WORK TO BE COMPLETED
Copy from the first line below down to and including the line with "const p1YTicks = [-0.002,0,0.002,0.004];". Skip the pictures.

---*---

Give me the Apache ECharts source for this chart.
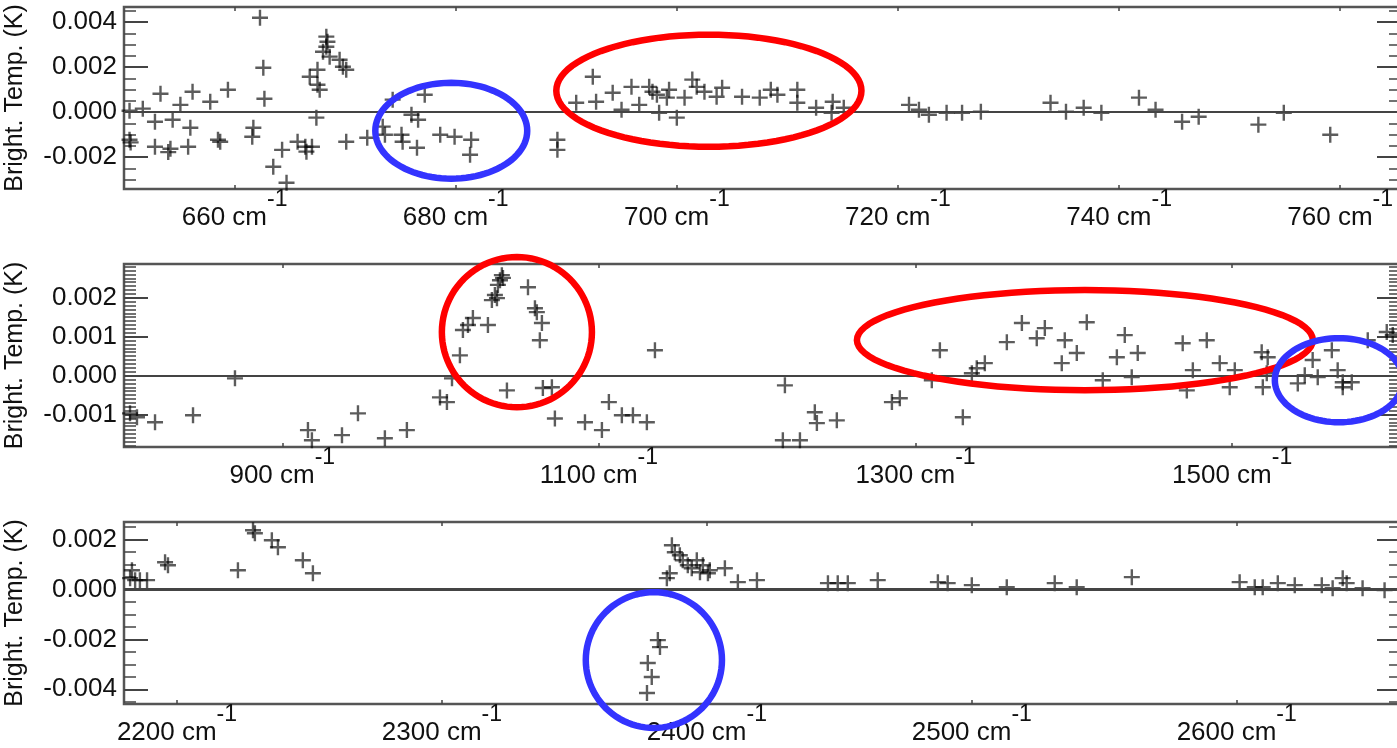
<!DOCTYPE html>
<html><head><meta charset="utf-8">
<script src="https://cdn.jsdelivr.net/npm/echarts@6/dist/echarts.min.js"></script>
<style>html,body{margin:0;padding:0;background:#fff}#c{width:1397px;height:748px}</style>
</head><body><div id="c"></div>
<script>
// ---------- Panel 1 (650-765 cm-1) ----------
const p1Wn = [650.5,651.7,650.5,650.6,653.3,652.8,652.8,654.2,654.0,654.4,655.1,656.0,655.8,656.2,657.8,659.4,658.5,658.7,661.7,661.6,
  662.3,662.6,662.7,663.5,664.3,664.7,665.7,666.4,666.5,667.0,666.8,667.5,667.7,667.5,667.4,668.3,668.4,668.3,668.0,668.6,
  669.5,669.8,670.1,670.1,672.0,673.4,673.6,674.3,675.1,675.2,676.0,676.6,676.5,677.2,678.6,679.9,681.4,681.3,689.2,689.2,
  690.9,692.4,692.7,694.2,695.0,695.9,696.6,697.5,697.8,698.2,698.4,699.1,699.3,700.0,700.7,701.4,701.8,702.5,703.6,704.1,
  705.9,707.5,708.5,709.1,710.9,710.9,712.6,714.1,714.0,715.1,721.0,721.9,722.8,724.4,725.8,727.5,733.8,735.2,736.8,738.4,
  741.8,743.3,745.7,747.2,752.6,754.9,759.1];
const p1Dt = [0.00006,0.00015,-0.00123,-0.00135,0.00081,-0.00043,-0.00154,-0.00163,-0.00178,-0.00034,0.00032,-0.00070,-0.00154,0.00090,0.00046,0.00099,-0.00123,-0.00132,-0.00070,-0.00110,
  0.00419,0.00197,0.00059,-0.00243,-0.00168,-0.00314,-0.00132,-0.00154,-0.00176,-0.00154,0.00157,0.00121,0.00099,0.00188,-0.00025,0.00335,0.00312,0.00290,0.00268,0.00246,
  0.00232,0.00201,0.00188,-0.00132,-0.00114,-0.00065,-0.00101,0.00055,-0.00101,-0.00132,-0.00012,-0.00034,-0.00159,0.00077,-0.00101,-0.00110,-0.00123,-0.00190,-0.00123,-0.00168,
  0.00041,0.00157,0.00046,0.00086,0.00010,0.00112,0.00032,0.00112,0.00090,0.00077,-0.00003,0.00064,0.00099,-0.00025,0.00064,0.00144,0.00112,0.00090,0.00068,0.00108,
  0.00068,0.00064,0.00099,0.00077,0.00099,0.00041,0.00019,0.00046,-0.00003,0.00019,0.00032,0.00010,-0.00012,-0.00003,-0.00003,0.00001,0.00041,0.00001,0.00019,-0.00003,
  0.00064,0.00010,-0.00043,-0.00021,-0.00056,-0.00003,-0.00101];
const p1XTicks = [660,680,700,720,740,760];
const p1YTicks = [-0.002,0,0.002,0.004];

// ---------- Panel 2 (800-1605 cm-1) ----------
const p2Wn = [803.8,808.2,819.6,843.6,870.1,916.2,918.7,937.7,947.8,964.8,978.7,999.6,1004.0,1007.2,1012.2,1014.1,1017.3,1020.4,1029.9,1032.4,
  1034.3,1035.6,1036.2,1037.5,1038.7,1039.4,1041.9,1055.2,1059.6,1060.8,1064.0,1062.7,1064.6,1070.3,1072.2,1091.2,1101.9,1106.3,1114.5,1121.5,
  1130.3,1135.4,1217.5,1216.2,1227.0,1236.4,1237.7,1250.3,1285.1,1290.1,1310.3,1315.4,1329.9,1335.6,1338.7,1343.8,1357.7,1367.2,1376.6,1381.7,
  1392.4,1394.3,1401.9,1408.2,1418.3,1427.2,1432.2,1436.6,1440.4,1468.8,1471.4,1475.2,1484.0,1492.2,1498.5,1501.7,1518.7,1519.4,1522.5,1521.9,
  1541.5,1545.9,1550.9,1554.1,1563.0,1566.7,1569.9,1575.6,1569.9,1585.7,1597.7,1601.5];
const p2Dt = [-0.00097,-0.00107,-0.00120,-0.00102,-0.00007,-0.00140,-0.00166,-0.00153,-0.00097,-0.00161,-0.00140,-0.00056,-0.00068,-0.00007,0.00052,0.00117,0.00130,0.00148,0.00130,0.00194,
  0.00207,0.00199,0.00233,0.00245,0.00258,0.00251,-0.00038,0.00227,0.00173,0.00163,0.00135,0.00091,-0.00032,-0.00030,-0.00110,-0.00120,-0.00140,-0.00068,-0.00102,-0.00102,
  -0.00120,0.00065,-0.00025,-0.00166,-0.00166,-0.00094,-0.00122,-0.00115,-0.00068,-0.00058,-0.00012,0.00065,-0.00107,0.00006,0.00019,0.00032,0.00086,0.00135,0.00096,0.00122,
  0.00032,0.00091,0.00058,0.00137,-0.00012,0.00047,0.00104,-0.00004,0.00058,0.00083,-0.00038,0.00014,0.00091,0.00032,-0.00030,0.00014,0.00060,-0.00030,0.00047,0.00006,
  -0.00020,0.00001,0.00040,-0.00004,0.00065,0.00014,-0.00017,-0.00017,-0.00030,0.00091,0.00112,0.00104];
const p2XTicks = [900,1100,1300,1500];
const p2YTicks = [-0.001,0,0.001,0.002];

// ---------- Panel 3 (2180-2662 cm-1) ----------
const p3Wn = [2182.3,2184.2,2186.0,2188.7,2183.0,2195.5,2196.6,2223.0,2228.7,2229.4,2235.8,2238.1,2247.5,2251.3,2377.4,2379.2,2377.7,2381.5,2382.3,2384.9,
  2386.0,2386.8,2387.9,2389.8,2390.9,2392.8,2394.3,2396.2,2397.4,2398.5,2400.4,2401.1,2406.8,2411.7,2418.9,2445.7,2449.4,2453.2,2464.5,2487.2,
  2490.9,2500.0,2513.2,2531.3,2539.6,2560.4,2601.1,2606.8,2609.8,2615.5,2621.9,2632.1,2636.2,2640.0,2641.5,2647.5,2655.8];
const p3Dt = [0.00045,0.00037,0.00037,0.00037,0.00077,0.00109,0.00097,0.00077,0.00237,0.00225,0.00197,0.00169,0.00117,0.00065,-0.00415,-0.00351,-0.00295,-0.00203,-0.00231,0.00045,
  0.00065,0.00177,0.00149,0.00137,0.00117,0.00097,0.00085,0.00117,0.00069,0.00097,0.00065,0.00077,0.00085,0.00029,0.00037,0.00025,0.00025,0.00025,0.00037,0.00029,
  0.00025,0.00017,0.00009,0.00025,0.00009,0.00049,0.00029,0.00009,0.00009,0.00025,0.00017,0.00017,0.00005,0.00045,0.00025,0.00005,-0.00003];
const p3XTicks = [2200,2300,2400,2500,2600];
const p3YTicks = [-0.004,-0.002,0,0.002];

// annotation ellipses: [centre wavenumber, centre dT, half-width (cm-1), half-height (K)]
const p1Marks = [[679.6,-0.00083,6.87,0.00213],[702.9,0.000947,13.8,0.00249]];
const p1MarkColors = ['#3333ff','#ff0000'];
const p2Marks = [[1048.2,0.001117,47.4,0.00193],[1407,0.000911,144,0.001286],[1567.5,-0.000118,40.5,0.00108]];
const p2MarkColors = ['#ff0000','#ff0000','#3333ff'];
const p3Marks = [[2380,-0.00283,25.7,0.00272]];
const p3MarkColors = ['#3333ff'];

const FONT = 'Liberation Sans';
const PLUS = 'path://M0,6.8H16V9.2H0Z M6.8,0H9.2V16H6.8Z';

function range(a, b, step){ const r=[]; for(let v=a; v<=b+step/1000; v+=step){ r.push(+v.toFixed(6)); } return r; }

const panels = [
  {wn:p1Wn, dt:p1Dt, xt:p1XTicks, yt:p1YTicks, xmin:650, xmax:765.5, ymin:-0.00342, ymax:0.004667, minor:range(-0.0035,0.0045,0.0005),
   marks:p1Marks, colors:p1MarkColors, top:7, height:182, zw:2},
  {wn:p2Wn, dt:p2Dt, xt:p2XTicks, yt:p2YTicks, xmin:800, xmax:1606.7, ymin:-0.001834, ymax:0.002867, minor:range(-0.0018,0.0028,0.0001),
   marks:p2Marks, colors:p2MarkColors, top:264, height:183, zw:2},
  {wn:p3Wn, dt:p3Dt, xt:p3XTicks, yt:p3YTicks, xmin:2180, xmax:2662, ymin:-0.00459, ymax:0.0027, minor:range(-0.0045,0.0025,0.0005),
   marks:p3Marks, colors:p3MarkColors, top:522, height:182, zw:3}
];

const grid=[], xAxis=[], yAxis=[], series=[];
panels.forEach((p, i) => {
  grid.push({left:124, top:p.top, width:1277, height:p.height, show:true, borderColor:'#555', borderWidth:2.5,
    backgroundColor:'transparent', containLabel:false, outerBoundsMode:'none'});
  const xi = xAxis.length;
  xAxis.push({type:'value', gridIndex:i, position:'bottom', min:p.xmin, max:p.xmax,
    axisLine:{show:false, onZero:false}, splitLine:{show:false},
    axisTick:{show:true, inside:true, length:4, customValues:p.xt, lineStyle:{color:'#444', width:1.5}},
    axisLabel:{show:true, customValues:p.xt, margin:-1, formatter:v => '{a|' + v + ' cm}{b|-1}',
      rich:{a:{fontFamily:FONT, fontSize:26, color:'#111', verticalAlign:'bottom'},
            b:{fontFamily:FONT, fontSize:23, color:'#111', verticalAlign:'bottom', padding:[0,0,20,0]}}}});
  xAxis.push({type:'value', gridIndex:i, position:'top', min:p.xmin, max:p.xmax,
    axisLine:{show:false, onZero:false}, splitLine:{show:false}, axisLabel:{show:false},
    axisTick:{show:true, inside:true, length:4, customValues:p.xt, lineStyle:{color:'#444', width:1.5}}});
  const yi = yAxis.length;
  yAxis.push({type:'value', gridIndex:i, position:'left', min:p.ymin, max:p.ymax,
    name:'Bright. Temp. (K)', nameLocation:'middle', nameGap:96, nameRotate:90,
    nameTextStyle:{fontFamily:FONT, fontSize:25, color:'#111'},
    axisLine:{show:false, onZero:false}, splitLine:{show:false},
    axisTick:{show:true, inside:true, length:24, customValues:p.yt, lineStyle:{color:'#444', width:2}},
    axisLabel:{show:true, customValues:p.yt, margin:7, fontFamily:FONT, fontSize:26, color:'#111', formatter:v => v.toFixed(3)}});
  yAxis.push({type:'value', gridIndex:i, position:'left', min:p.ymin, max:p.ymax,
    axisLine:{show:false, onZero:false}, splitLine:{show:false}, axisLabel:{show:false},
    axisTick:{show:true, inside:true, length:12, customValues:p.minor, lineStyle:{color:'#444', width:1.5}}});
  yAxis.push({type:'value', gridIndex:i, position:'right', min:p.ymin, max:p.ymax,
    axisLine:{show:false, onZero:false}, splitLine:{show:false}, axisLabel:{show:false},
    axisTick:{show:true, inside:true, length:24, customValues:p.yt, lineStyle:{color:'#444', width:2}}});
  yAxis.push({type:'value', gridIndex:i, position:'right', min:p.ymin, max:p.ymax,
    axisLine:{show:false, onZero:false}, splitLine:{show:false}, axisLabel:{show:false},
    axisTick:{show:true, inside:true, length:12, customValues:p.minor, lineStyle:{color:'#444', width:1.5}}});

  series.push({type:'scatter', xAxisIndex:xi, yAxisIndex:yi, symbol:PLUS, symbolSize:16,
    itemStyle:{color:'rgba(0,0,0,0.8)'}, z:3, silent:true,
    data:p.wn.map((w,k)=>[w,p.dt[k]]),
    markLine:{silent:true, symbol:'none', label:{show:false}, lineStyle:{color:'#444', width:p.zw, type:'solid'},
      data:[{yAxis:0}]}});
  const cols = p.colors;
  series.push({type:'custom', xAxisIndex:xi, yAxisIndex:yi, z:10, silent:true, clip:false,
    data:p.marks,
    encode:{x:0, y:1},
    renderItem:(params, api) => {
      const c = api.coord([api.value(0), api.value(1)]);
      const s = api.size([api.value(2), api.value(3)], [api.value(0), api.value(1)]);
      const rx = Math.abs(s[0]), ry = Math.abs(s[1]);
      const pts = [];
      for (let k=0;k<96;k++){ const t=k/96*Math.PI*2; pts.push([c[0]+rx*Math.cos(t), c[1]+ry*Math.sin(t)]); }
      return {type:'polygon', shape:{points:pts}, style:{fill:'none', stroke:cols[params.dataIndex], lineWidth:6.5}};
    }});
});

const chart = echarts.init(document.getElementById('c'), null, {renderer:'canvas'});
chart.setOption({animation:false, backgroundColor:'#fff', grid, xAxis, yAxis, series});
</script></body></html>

---*---

RESPONSE FOR THIS EXERCISE
Give me the Apache ECharts source for this chart.
<!DOCTYPE html>
<html><head><meta charset="utf-8">
<script src="https://cdn.jsdelivr.net/npm/echarts@6/dist/echarts.min.js"></script>
<style>html,body{margin:0;padding:0;background:#fff}#c{width:1397px;height:748px}</style>
</head><body><div id="c"></div>
<script>
// ---------- Panel 1 (650-765 cm-1) ----------
const p1Wn = [650.5,651.7,650.5,650.6,653.3,652.8,652.8,654.2,654.0,654.4,655.1,656.0,655.8,656.2,657.8,659.4,658.5,658.7,661.7,661.6,
  662.3,662.6,662.7,663.5,664.3,664.7,665.7,666.4,666.5,667.0,666.8,667.5,667.7,667.5,667.4,668.3,668.4,668.3,668.0,668.6,
  669.5,669.8,670.1,670.1,672.0,673.4,673.6,674.3,675.1,675.2,676.0,676.6,676.5,677.2,678.6,679.9,681.4,681.3,689.2,689.2,
  690.9,692.4,692.7,694.2,695.0,695.9,696.6,697.5,697.8,698.2,698.4,699.1,699.3,700.0,700.7,701.4,701.8,702.5,703.6,704.1,
  705.9,707.5,708.5,709.1,710.9,710.9,712.6,714.1,714.0,715.1,721.0,721.9,722.8,724.4,725.8,727.5,733.8,735.2,736.8,738.4,
  741.8,743.3,745.7,747.2,752.6,754.9,759.1];
const p1Dt = [0.00006,0.00015,-0.00123,-0.00135,0.00081,-0.00043,-0.00154,-0.00163,-0.00178,-0.00034,0.00032,-0.00070,-0.00154,0.00090,0.00046,0.00099,-0.00123,-0.00132,-0.00070,-0.00110,
  0.00419,0.00197,0.00059,-0.00243,-0.00168,-0.00314,-0.00132,-0.00154,-0.00176,-0.00154,0.00157,0.00121,0.00099,0.00188,-0.00025,0.00335,0.00312,0.00290,0.00268,0.00246,
  0.00232,0.00201,0.00188,-0.00132,-0.00114,-0.00065,-0.00101,0.00055,-0.00101,-0.00132,-0.00012,-0.00034,-0.00159,0.00077,-0.00101,-0.00110,-0.00123,-0.00190,-0.00123,-0.00168,
  0.00041,0.00157,0.00046,0.00086,0.00010,0.00112,0.00032,0.00112,0.00090,0.00077,-0.00003,0.00064,0.00099,-0.00025,0.00064,0.00144,0.00112,0.00090,0.00068,0.00108,
  0.00068,0.00064,0.00099,0.00077,0.00099,0.00041,0.00019,0.00046,-0.00003,0.00019,0.00032,0.00010,-0.00012,-0.00003,-0.00003,0.00001,0.00041,0.00001,0.00019,-0.00003,
  0.00064,0.00010,-0.00043,-0.00021,-0.00056,-0.00003,-0.00101];
const p1XTicks = [660,680,700,720,740,760];
const p1YTicks = [-0.002,0,0.002,0.004];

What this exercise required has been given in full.